L’estate in montagna sa di fieno, di cielo largo e albe fredde che ti vien voglia di camminare.
Sa di acqua di lago e odore di pini al tramonto.
Via dalla canicola di città, mi è ritornata in corpo la vita, la voglia di fare. E anche di mangiare, penso, mentre immagini di piatti succulenti titillano le mie papille, al punto che sono quasi sicura di sentirne l’odore.
E sia! Stasera si cucina, ché qui il fornello non ha mica sembianze luciferine.
Lavo, affetto, mescolo, le mani vanno quasi a memoria; dal primo al dolce la cucina si riempie in un attimo di tintinnii e profumi.
Mi avanza una melanzana, decido di usarla prima che, come amiamo scherzare in famiglia, diventi una melanziana.
La taglio a cubetti, salando e lasciandola spurgare mezz’ora in un colapasta. Friggo i quadrotti e li unisco a pane bagnato e strizzato, uova, prezzemolo, parmigiano, pepe e sale. Impasto (con le mani, naturalmente), do forma con i palmi e friggo. Osservarle mentre sfrigolano nell’olio, mi dà una strana euforia infantile.

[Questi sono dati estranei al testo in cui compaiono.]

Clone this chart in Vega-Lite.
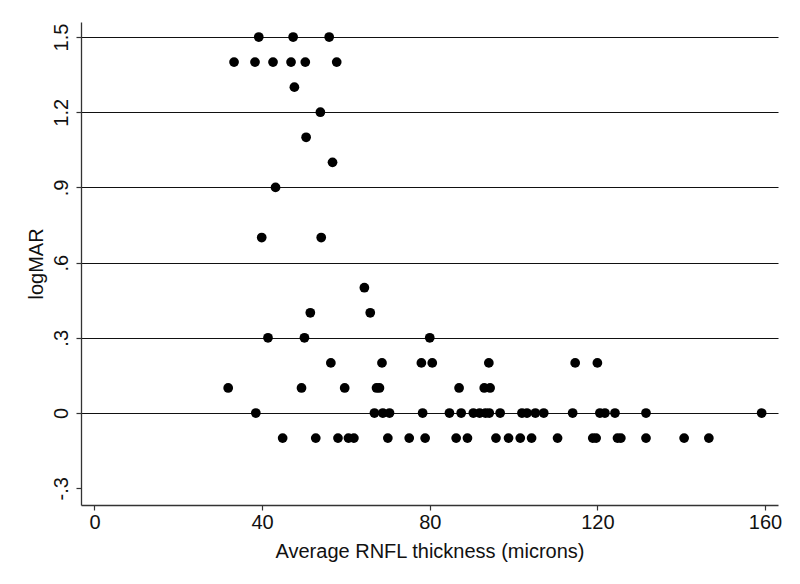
{
  "$schema": "https://vega.github.io/schema/vega-lite/v6.json",
  "width": 697,
  "height": 483,
  "autosize": "none",
  "padding": {"left": 81, "top": 22, "right": 22, "bottom": 79},
  "background": "white",
  "config": {
    "view": {"stroke": null},
    "font": "Liberation Sans",
    "axis": {
      "labelFont": "Liberation Sans",
      "titleFont": "Liberation Sans",
      "labelColor": "#111",
      "titleColor": "#111",
      "titleFontWeight": "normal",
      "domainColor": "#333",
      "domainWidth": 1.3,
      "tickColor": "#333",
      "tickWidth": 1.2,
      "tickSize": 5
    }
  },
  "data": {
    "values": [
      {"rnfl": 39.2, "logmar": 1.5}, {"rnfl": 47.4, "logmar": 1.5}, {"rnfl": 56.0, "logmar": 1.5},
      {"rnfl": 33.3, "logmar": 1.4}, {"rnfl": 38.3, "logmar": 1.4}, {"rnfl": 42.6, "logmar": 1.4},
      {"rnfl": 46.9, "logmar": 1.4}, {"rnfl": 50.3, "logmar": 1.4}, {"rnfl": 57.8, "logmar": 1.4},
      {"rnfl": 47.7, "logmar": 1.3},
      {"rnfl": 53.9, "logmar": 1.2},
      {"rnfl": 50.5, "logmar": 1.1},
      {"rnfl": 56.8, "logmar": 1.0},
      {"rnfl": 43.2, "logmar": 0.9},
      {"rnfl": 39.9, "logmar": 0.7}, {"rnfl": 54.1, "logmar": 0.7},
      {"rnfl": 64.4, "logmar": 0.5},
      {"rnfl": 51.5, "logmar": 0.4}, {"rnfl": 65.8, "logmar": 0.4},
      {"rnfl": 41.4, "logmar": 0.3}, {"rnfl": 50.1, "logmar": 0.3}, {"rnfl": 80.0, "logmar": 0.3},
      {"rnfl": 56.4, "logmar": 0.2}, {"rnfl": 68.6, "logmar": 0.2}, {"rnfl": 78.0, "logmar": 0.2},
      {"rnfl": 80.6, "logmar": 0.2}, {"rnfl": 94.1, "logmar": 0.2}, {"rnfl": 114.7, "logmar": 0.2},
      {"rnfl": 120.0, "logmar": 0.2},
      {"rnfl": 31.9, "logmar": 0.1}, {"rnfl": 49.4, "logmar": 0.1}, {"rnfl": 59.7, "logmar": 0.1},
      {"rnfl": 67.3, "logmar": 0.1}, {"rnfl": 68.0, "logmar": 0.1}, {"rnfl": 87.0, "logmar": 0.1},
      {"rnfl": 93.0, "logmar": 0.1}, {"rnfl": 94.4, "logmar": 0.1},
      {"rnfl": 38.5, "logmar": 0}, {"rnfl": 66.8, "logmar": 0}, {"rnfl": 68.8, "logmar": 0},
      {"rnfl": 70.4, "logmar": 0}, {"rnfl": 78.3, "logmar": 0}, {"rnfl": 84.7, "logmar": 0},
      {"rnfl": 87.5, "logmar": 0}, {"rnfl": 90.4, "logmar": 0}, {"rnfl": 91.9, "logmar": 0},
      {"rnfl": 93.3, "logmar": 0}, {"rnfl": 94.2, "logmar": 0}, {"rnfl": 96.8, "logmar": 0},
      {"rnfl": 102.0, "logmar": 0}, {"rnfl": 103.2, "logmar": 0}, {"rnfl": 105.2, "logmar": 0},
      {"rnfl": 107.2, "logmar": 0}, {"rnfl": 114.1, "logmar": 0}, {"rnfl": 120.6, "logmar": 0},
      {"rnfl": 121.8, "logmar": 0}, {"rnfl": 124.2, "logmar": 0}, {"rnfl": 131.6, "logmar": 0},
      {"rnfl": 159.2, "logmar": 0},
      {"rnfl": 44.9, "logmar": -0.1}, {"rnfl": 52.8, "logmar": -0.1}, {"rnfl": 58.1, "logmar": -0.1},
      {"rnfl": 60.6, "logmar": -0.1}, {"rnfl": 61.9, "logmar": -0.1}, {"rnfl": 70.0, "logmar": -0.1},
      {"rnfl": 75.1, "logmar": -0.1}, {"rnfl": 78.9, "logmar": -0.1}, {"rnfl": 86.3, "logmar": -0.1},
      {"rnfl": 89.0, "logmar": -0.1}, {"rnfl": 95.8, "logmar": -0.1}, {"rnfl": 98.8, "logmar": -0.1},
      {"rnfl": 101.6, "logmar": -0.1}, {"rnfl": 104.3, "logmar": -0.1}, {"rnfl": 110.5, "logmar": -0.1},
      {"rnfl": 118.9, "logmar": -0.1}, {"rnfl": 119.7, "logmar": -0.1}, {"rnfl": 124.8, "logmar": -0.1},
      {"rnfl": 125.6, "logmar": -0.1}, {"rnfl": 131.6, "logmar": -0.1}, {"rnfl": 140.7, "logmar": -0.1},
      {"rnfl": 146.6, "logmar": -0.1}
    ]
  },
  "mark": {"type": "point", "filled": true, "color": "#000", "opacity": 1, "size": 95, "strokeWidth": 0},
  "encoding": {
    "x": {
      "field": "rnfl", "type": "quantitative",
      "scale": {"domain": [-3.22, 163.1], "nice": false, "zero": false},
      "axis": {
        "values": [0, 40, 80, 120, 160],
        "title": "Average RNFL thickness (microns)",
        "labelFontSize": 20, "titleFontSize": 20,
        "labelPadding": 2, "titlePadding": 9,
        "grid": false
      }
    },
    "y": {
      "field": "logmar", "type": "quantitative",
      "scale": {"domain": [-0.367, 1.56], "nice": false, "zero": false},
      "axis": {
        "values": [-0.3, 0, 0.3, 0.6, 0.9, 1.2, 1.5],
        "title": "logMAR",
        "labelExpr": "datum.value == 0 ? '0' : (datum.value < 0 ? '-' : '') + replace(format(abs(datum.value), '.1f'), '0.', '.')",
        "labelAngle": -90,
        "labelAlign": "center",
        "labelBaseline": "bottom",
        "labelFontSize": 20, "titleFontSize": 20,
        "labelPadding": 5, "titlePadding": 5,
        "grid": true,
        "gridColor": {"condition": {"test": "datum.value < -0.1", "value": "transparent"}, "value": "#111"},
        "gridWidth": 1.2
      }
    }
  }
}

Non c’era domenica d’estate della mia infanzia che non avesse il profumo delle polpette di melanzane preparate da mia madre. Belle, tonde, saporose, da mangiare appena fritte o il giorno dopo, intinte nel sugo.
Mi piaceva aiutarla nel lavoro, passarle tra le mani come palline e riporle nella scodella arancione in attesa della frittura. Non facevano in tempo a farsi mucchietto nel piatto di portata, che già le agguantavamo, tra le sue proteste inascoltate e gambe svelte che ci portavano fuori a riguadagnare i giochi.
Le giornate sembravano infinite e il futuro carico di promesse.
Erano altre estati, un altro luogo, un’altra vita…
Ora le preparo io: altre mani ma stessa voglia, stesso entusiasmo bambino.
E, unico vantaggio dell’età adulta, ad accompagnarle un buon calice di vino bianco freddo.